Nonetheless, whether and which countries develop the political will to launch a serious geoengineering effort will clearly be a core driver of how these technologies evolve. One suggestion, unsubtly laced throughout the above scenario, is that such political calculations are unlikely to be based purely on long-term altruism. Important and realistic near-term considerations, such as jobs, energy prices and the cost of food, seem likely to be as dominant in climate-related decisions two decades from now as they are today. Any governance framework for deploying geoengineering needs to recognise this.
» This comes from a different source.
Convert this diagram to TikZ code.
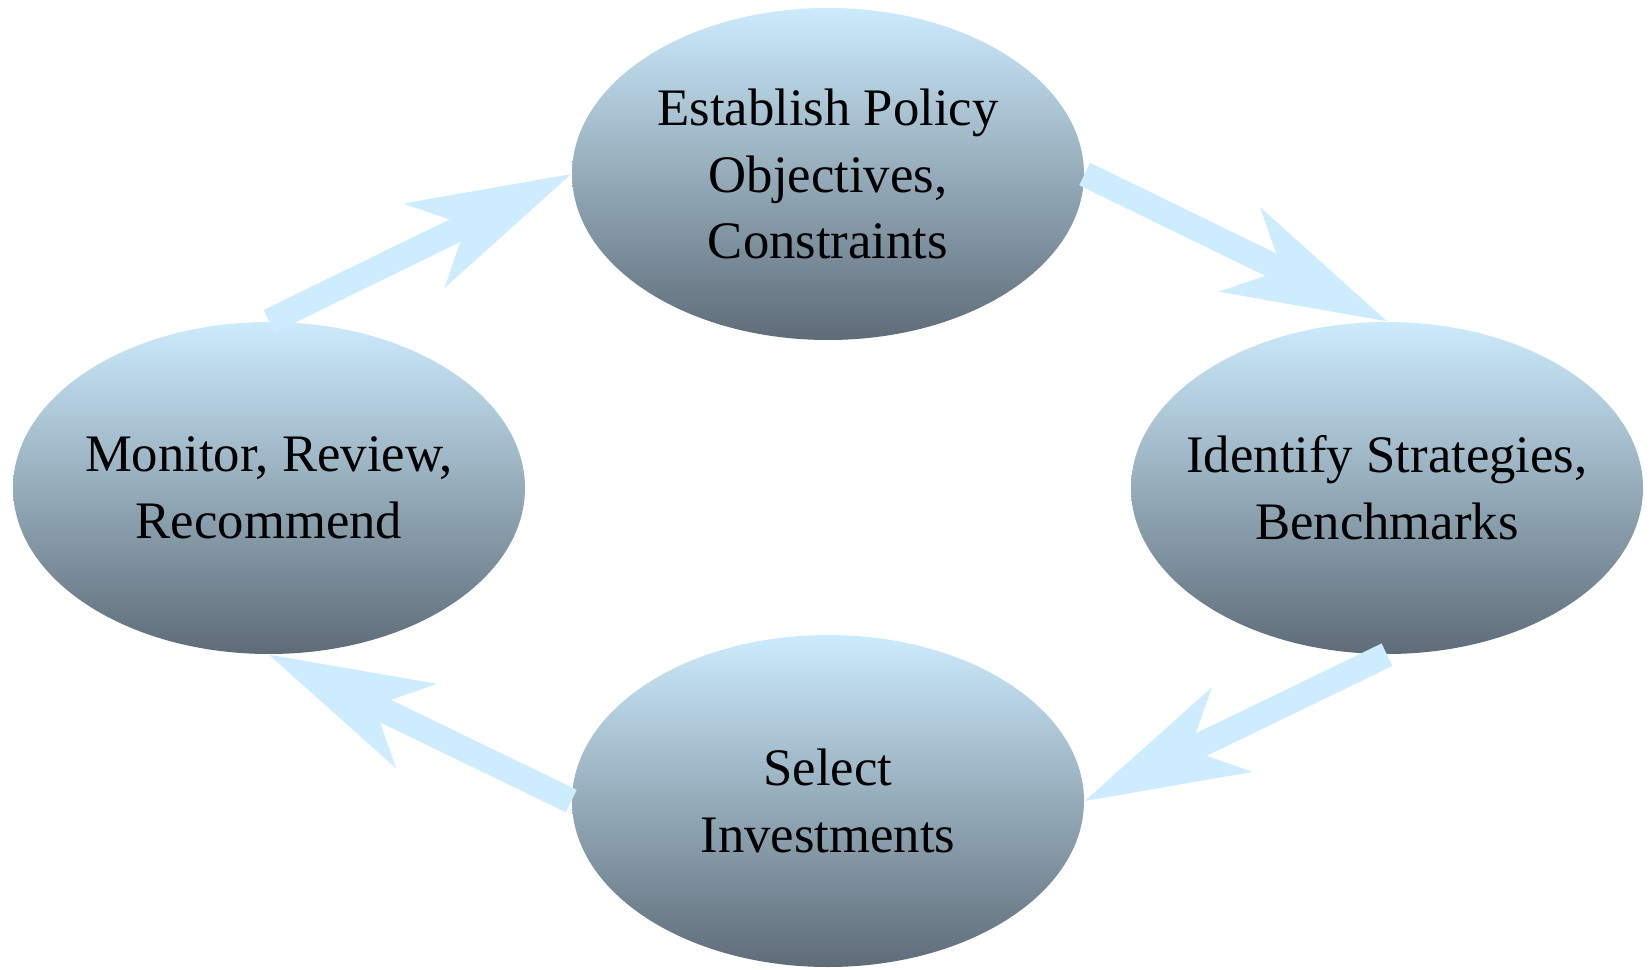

For both these important drivers – climate consequences and political landscapes – broad projections into the future are possible. But just how complex the reality of both (and their interactions) will be cannot be fully appreciated until we're living right in the middle of it. A perfect reminder of how uncertain even the immediate future can be is the recent and unpredicted Tunisian revolution – sparked in part by protests over rising food prices – and the unprecedented political uprisings it ignited in Egypt and throughout the region.
So, accepting inevitable uncertainty where it exists, how can prudent forethought still help develop a governance system for geoengineering that may just safeguard us from undesirable futures, such as our 2031 scenario?
First, scientific research can provide considerable insight into what geoengineering technologies could and could not be useful for. Future political decisions about using geoengineering will be based largely on how useful it is seen in addressing whatever climate-derived threats are being felt at that time. Building robust, internationally accepted scientific knowledge about the potential benefits and risks of geoengineering technologies is therefore a critical step towards ensuring such perceptions are grounded in reality. This reduces the risk that misguided experiments with our global climate could be launched due to either naïve optimism or political opportunism winning over public opinion.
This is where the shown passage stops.